Charen: NASA's "Muslim Outreach" is Not Surprising
In her weekly column, Mona Charen argues that it is not surprising that Obama encouraged NASA to focus on outreach to the Muslim world:
It’s not really surprising that President Obama told NASA administrator Charles Bolden that his highest priority should be “to find a way to reach out to the Muslim world and engage much more with dominantly Muslim nations to help them feel good about their historic contribution to science . . . and math and engineering.” It fits with so much that we already knew about the president.
It is consistent with his wildly exaggerated concept of governmental and presidential power and competence. Samuel Johnson wrote: “How small, of all that human hearts endure / that part which laws or kings can cause or cure.” Mr. Obama believes the opposite — that his presidency can be a transformative moment not just for the nation, but for the world.

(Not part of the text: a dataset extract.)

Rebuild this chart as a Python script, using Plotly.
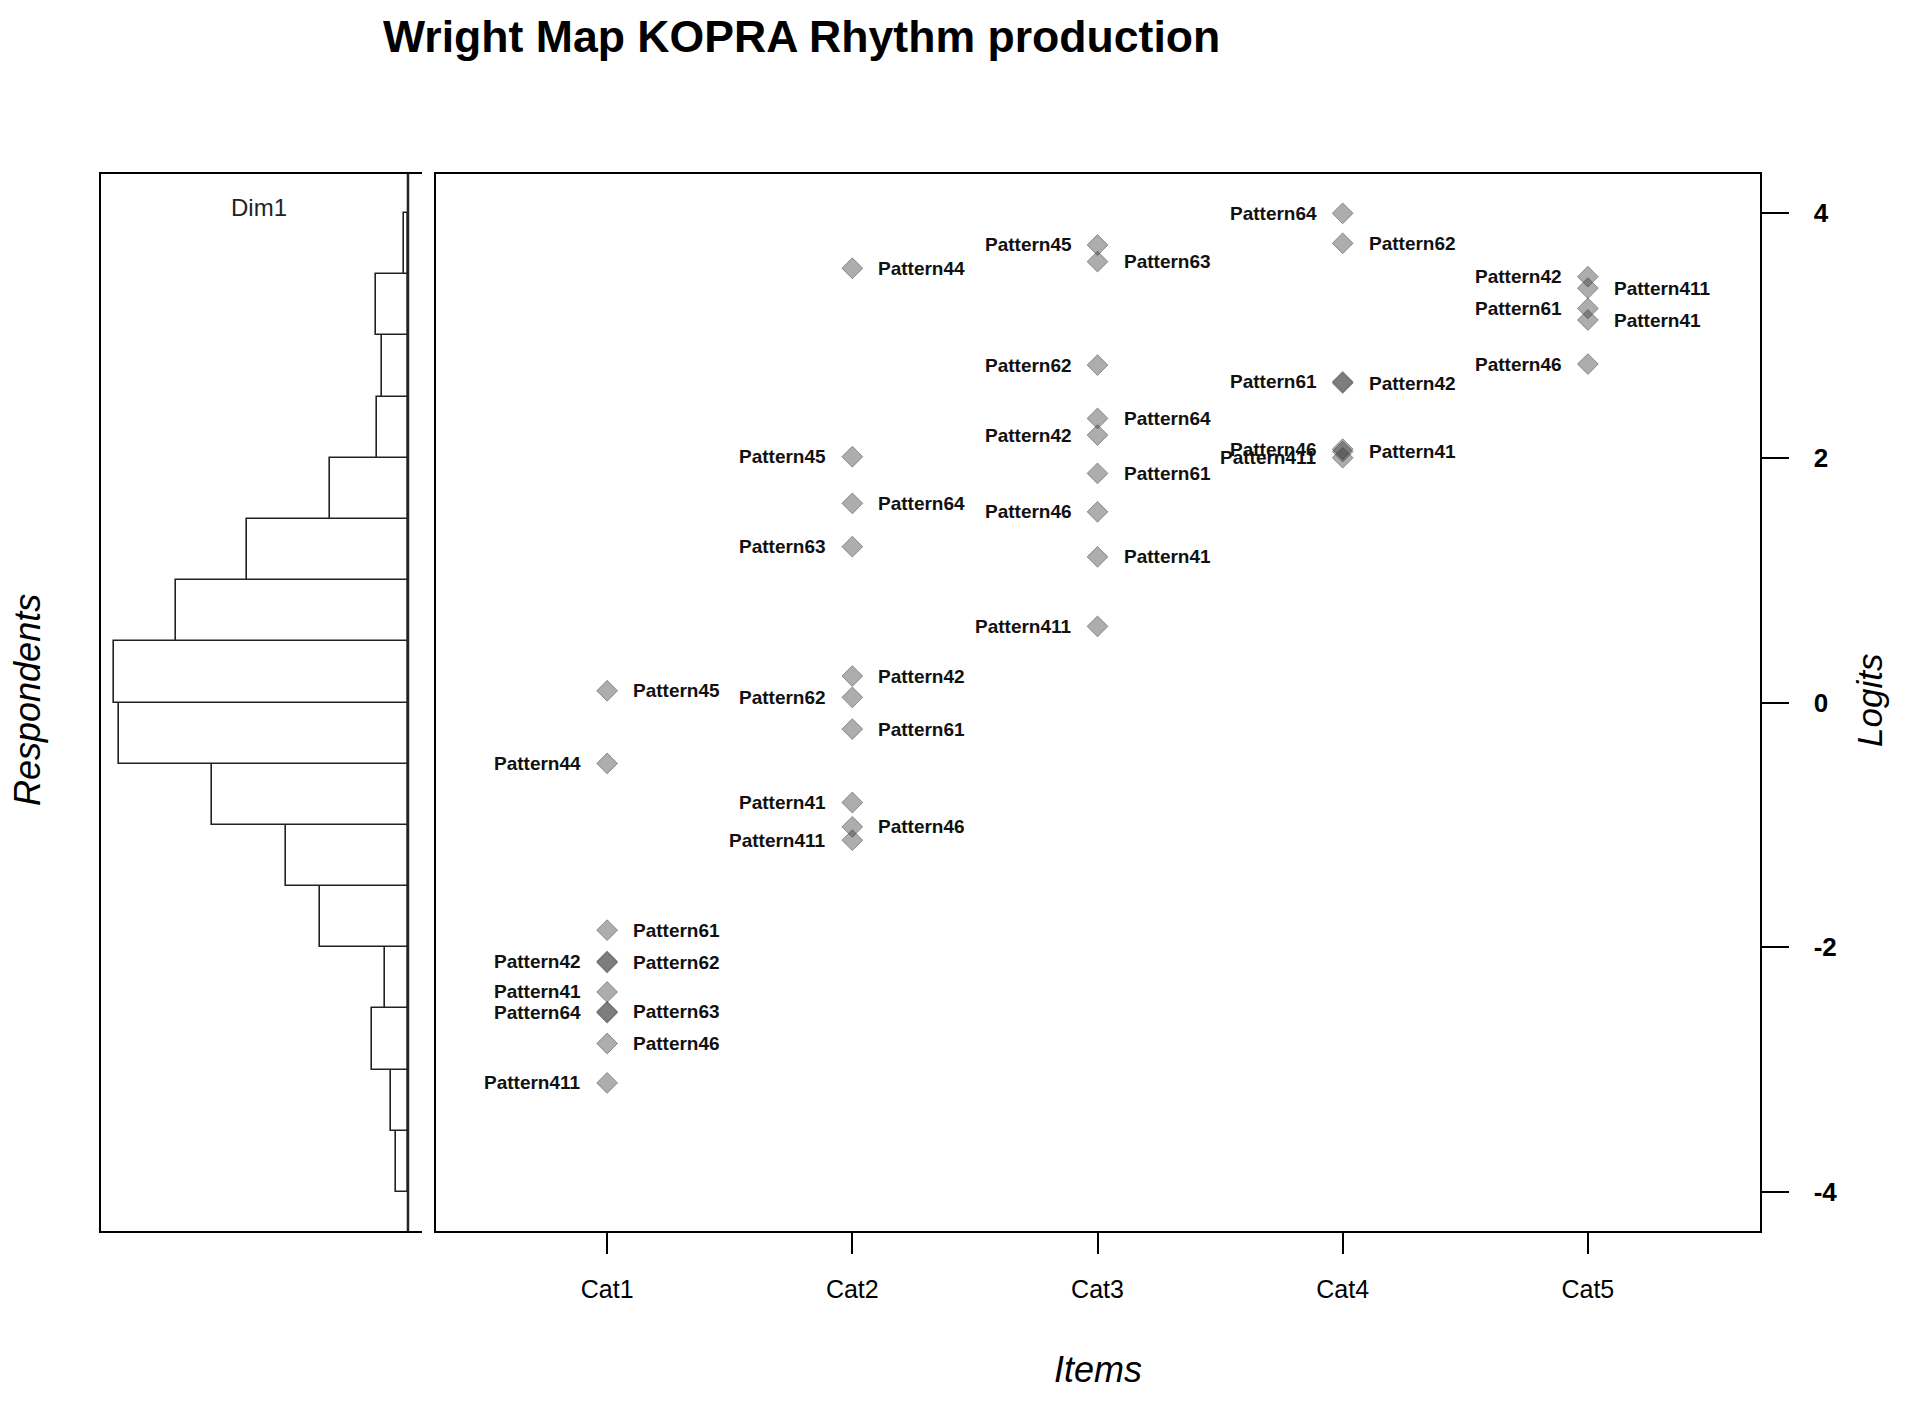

He will halt global warming and stop the rise of the oceans, transition America to a green energy future, end the “cycle of boom and bust” in the economy, provide universal health care while spending less than before, cushion “underwater” mortgage holders without rewarding profligate borrowers, increase taxes on the “rich” without harming the middle class, solve the problem of excessive public debt by amassing more public debt, and so on.
How in the world would NASA help Muslim nations to “feel good” about themselves? Would NASA hold science fairs in Tripoli or Tehran? Produce and circulate propaganda films about Great Muslim Men (careful, never women) of Science? Stress our global debt to Muhammad ibn Masa al-Khwarizmi, the father of algebra? (That’s risky, since al-Khwarizmi reportedly learned his math from the Indians.) How would Mr. Obama’s NASA chief undertake to alter the civilizational self-esteem of a billion people?
Of course, it’s entirely possible (pace Bernard Lewis) that the Muslim world does not lack for self-esteem on the matter of science or anything else. Certainly scientific know-how has not been lacking in nuclear-armed Pakistan, or (would-be) nuclear Iran. Besides, hasn’t Mr. Obama heard? The whole self-esteem myth has been exploded. Though millions of tax dollars and God only knows how many wasted instructional hours have gone toward making American kids think they are really, really special, it turns out that there is zero correlation between such drilled self-esteem and academic performance. (See Scientific American, January 2005.)